Vote Trump. lets hope that things get better from here.

aim said...

Well Jim...
It's hard for me to even consider Trump as our next president. The Deep State, the establishment, the Power Elite, or whatever you want to call these deep rooted controllers, will stop at nothing to prevent anyone from disrupting or dismantling this system that they have created and control. They will maintain their power, strengthen and expand their power, and continue to ride the gravy train and take all the perqs. They'll even take us to war to achieve it.

Plus, a president can't do very much in regard to these controllers. A president would have to root out the Deep State, dismantle the NSA, CIA and FBI, overtake Congress, The Supreme Court and The Federal Reserve and put them all onto a proper course.

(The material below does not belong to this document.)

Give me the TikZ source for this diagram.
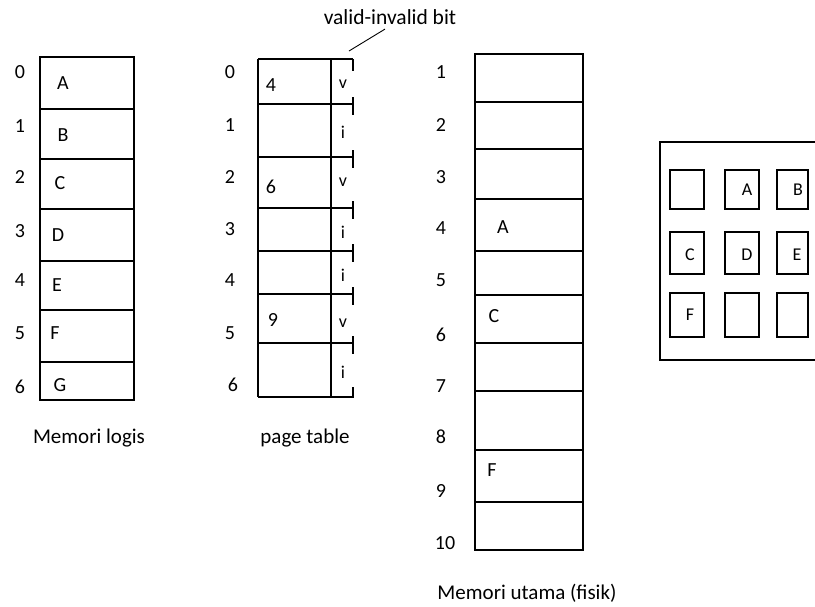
\documentclass[tikz,border=0pt]{standalone}
\usepackage{fontspec}
\setmainfont{Carlito}
\begin{document}
\begin{tikzpicture}[x=1pt,y=-1pt,line width=1.2pt,
  txt/.style={inner sep=0pt,font=\fontsize{20}{24}\selectfont,text height=12.5pt,text depth=0pt},
  captxt/.style={inner sep=0pt,font=\fontsize{21}{24}\selectfont,text height=13pt,text depth=0pt},
  small/.style={inner sep=0pt,font=\fontsize{18}{22}\selectfont,text height=11.5pt,text depth=0pt},
  bit/.style={inner sep=0pt,font=\fontsize{18}{22}\selectfont}]
\useasboundingbox (0,0) rectangle (815,606);
\clip (0,0) rectangle (815,606);
% ---------- logical memory ----------
\draw (40,57) rectangle (134,400);
\foreach \y in {109,159,209,261,310,362} \draw (40,\y) -- (134,\y);
\foreach \t/\y in {0/72,1/126,2/177,3/231,4/280,5/333,6/387}
  \node[txt] (li\t) at (20,\y) {\t};
\node[txt] (lA) at (63,83) {A};
\node[txt] (lB) at (63,135) {B};
\node[txt] (lC) at (60,183) {C};
\node[txt] (lD) at (58,235) {D};
\node[txt] (lE) at (57,285) {E};
\node[txt] (lF) at (55,333) {F};
\node[txt] (lG) at (60,385) {G};
\node[captxt] (capL) at (89,437) {Memori logis};
% ---------- page table ----------
\draw (258,59) -- (353,59);
\draw (353,59) -- (353,71);
\foreach \y in {104,157,208,251,294,343} {
  \draw (258,\y) -- (353,\y);
  \draw (353,\y-7) -- (353,\y+11);
}
\draw (258,397) -- (331,397);
\draw (353,387) -- (353,397) -- (331,397);
\draw (258,59) -- (258,397);
\draw (331,59) -- (331,397);
\foreach \t/\x/\y in {0/230/72,1/230/125,2/230/177,3/230/229,4/230/280,5/230/333,6/233/385}
  \node[txt] (pi\t) at (\x,\y) {\t};
\node[txt] (p4) at (271,85) {4};
\node[txt] (p6) at (271,187) {6};
\node[txt] (p9) at (273,320) {9};
\node[bit] (b0) at (343,84) {v};
\node[bit] (b1) at (343,132) {i};
\node[bit] (b2) at (343,182) {v};
\node[bit] (b3) at (343,232) {i};
\node[bit] (b4) at (343,275) {i};
\node[bit] (b5) at (343,323) {v};
\node[bit] (b6) at (343,372) {i};
\node[captxt] (capP) at (305,437) {page table};
\node[captxt,font=\fontsize{21.5}{24}\selectfont] (vib) at (390,18) {valid-invalid bit};
\coordinate (vibend) at (349,51);
\draw[line width=0.9pt] (vib.south) ++(-5,4) -- (vibend);
% ---------- physical memory ----------
\draw (475,54) rectangle (583,550);
\foreach \y in {102,149,199,251,295,343,391,450,502} \draw (475,\y) -- (583,\y);
\foreach \t/\x/\y in {1/441/72,2/441/125,3/441/177,4/441/228,5/441/280,6/441/335,7/441/386,8/441/437,9/441/491,10/445/543}
  \node[txt] (fi\t) at (\x,\y) {\t};
\node[txt] (fA) at (503,227) {A};
\node[txt] (fC) at (494,316) {C};
\node[txt] (fF) at (492,470) {F};
\node[captxt] (capF) at (527,593) {Memori utama (fisik)};
% ---------- frame grid ----------
\draw (830,142) -- (660,142) -- (660,360) -- (830,360);
\foreach \xa/\xb in {670/704,725/759,777/808}
  \foreach \ya/\yb in {170/209,232/274,293/337}
    \draw (\xa,\ya) rectangle (\xb,\yb);
\node[small] (gA) at (747,190) {A};
\node[small] (gB) at (798,190) {B};
\node[small] (gC) at (690,255) {C};
\node[small] (gD) at (747,255) {D};
\node[small] (gE) at (797,255) {E};
\node[small] (gF) at (690,315) {F};
\end{tikzpicture}
\end{document}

The military/industrial/congressional/security complex will never be taken down by a president (a position that has now basically a figure-head and a puppet).

Jim in San Marcos said...


I beg to differ. I work at Camp Pendleton a Marine base. The military budget has been cut 2/3's. You don't see it happen all at once because budget requisitions are factored in over a 5 year time line. Each following year gets worse. This first started being noticed two years ago, they were terminating marines with 18 and 19 years of service so they wouldn't have to cover their retirement. That's a real cheap shot!

A money spending Congress enwrapped in social spending programs and a gutless President have reduced us to a third world country. We have a military that is flat ass broke with no money for personnel or guns.

AIM said...

I'm confused Jim. What about the trillions being spent by US on "wars" in Middle East? What about the costly 800+ overseas military bases that the US maintains? And if Hillary gets us into a big war (with Russia, China, N. Korea) wouldn't the Federal Reserve just "print" the necessary money to create the financial war chest needed to facilitate the war? And couldn't they just do this over and over? I think that the military/industrial/congressional/security complex is alive and doing well. They are busy fighting (profiting from) "terrorism" right now.

Jim in San Marcos said...


You can't run a military if you don't give it money to run on. We spent trillions on a war in the middle east, and got nothing. We don't have more to spend.

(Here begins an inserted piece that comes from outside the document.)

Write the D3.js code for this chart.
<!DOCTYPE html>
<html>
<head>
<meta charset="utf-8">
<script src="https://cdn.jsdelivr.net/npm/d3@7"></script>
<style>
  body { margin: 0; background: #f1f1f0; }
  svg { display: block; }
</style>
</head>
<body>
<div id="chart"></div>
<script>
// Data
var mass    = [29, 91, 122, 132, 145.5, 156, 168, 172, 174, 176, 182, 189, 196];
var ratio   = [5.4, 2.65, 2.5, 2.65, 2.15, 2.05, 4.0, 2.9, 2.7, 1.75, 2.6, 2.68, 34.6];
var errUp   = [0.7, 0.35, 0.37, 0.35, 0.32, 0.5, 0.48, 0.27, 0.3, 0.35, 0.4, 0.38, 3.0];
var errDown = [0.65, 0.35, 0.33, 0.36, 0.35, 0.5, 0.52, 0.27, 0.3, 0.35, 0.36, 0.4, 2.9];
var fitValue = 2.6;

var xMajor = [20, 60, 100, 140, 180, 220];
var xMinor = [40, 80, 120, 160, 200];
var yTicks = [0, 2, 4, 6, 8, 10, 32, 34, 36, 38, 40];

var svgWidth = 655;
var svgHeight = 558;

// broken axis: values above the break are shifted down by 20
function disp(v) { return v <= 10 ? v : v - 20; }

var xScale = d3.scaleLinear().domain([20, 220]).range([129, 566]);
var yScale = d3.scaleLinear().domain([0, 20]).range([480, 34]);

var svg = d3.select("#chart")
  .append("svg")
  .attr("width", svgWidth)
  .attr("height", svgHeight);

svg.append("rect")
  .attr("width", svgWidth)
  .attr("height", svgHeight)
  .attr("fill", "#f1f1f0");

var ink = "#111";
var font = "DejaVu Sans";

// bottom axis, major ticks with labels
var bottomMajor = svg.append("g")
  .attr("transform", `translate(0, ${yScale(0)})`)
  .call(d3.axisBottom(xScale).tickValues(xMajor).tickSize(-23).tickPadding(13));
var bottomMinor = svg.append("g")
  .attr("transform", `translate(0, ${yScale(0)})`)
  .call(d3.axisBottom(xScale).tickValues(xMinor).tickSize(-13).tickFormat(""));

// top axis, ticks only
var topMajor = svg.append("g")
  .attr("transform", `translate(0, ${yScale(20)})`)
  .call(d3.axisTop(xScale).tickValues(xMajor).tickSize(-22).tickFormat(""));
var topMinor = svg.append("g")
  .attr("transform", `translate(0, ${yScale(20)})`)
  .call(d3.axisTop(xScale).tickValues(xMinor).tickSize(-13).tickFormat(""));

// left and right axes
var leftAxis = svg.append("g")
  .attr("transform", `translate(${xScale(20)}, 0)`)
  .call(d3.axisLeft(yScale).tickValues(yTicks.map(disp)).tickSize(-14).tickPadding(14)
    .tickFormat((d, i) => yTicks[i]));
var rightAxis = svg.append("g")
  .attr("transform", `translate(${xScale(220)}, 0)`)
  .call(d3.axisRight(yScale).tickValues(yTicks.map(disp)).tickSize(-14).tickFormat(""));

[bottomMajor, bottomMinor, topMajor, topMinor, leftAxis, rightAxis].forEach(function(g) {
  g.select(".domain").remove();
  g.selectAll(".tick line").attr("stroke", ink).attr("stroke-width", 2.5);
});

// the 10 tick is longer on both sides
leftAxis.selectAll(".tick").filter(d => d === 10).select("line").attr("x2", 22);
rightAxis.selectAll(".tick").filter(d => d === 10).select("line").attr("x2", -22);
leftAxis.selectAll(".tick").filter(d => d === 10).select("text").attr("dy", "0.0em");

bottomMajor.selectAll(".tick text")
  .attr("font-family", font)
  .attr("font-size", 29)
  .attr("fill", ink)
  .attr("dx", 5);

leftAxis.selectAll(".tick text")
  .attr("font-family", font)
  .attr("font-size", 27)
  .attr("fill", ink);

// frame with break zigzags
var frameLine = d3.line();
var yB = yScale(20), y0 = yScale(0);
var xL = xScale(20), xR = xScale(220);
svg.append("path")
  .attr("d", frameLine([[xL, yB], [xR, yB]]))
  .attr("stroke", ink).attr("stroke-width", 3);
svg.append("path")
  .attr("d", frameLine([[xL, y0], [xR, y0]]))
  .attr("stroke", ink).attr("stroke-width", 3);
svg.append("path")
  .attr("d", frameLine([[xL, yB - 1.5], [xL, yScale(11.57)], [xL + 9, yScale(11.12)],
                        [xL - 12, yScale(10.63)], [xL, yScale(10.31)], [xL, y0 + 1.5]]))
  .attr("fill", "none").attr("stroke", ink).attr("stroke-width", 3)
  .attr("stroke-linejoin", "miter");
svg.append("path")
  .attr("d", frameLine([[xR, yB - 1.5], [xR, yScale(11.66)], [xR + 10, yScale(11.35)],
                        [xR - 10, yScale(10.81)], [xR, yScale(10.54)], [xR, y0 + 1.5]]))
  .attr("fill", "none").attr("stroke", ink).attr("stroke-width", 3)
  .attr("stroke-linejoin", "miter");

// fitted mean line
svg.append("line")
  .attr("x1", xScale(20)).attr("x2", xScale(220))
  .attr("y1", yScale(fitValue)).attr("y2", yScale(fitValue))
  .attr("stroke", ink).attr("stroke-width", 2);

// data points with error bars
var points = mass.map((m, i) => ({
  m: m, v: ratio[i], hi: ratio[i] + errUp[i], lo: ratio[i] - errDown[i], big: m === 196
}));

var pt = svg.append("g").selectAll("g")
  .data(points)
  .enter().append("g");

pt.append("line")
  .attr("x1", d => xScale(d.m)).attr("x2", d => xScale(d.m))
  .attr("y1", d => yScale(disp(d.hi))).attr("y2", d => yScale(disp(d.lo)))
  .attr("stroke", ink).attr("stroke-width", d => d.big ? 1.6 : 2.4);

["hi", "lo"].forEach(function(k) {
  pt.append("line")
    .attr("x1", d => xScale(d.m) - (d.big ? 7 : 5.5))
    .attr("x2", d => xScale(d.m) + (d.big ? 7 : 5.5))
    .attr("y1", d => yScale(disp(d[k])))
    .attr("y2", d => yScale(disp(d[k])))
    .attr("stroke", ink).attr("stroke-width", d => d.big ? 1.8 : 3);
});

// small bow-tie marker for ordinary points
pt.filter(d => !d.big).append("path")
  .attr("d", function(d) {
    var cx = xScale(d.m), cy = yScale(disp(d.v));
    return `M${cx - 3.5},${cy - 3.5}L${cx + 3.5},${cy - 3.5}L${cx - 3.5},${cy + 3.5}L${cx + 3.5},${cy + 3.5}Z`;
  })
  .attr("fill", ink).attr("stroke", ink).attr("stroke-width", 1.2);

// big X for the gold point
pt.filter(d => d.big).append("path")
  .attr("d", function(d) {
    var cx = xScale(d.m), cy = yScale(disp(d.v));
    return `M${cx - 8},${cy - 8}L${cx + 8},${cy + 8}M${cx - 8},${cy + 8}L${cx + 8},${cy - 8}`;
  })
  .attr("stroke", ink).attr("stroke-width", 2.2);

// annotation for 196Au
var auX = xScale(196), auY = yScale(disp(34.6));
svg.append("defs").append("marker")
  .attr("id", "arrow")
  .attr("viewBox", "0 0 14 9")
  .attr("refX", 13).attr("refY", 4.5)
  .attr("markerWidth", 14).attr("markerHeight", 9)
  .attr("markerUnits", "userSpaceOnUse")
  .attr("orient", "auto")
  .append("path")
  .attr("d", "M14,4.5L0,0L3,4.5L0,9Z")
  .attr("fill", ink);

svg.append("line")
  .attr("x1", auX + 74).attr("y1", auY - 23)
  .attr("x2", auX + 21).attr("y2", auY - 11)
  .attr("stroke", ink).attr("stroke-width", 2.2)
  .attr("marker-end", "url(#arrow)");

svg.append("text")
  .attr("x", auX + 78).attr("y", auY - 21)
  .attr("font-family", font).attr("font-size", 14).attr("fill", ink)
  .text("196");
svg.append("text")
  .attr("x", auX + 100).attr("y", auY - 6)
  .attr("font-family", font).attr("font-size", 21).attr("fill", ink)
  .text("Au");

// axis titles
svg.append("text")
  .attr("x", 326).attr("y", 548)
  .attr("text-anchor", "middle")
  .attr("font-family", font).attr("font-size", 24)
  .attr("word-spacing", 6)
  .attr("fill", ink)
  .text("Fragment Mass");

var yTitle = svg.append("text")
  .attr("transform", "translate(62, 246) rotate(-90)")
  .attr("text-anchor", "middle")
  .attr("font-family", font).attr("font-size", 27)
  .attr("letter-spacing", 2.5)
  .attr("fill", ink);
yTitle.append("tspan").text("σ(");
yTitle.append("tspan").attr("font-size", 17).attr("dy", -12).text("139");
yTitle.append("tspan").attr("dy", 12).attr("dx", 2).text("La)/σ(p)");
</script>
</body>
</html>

You can claim that all the government has to do is print more dollars, but at some point that fails to work. Printing more dollars does not grow food or produce product. If it did, there would be no reason to work or pay taxes.

Anonymous said...

"The Obama administration has been one of the worst administrations in history."
For the globalists, he is doing a great job (at dismantling the USA). A+

AIM said...

I just don't know Jim. I'd like to see the real stats and facts regarding the military/industrial complex. Hard to think that it is fading and impotent. If this is so, then I guess we've reached the stage that the Roman Empire did when they couldn't pay their soldiers any longer and the military turned on Rome. That was one of the bigger points contributing to the end of that empire.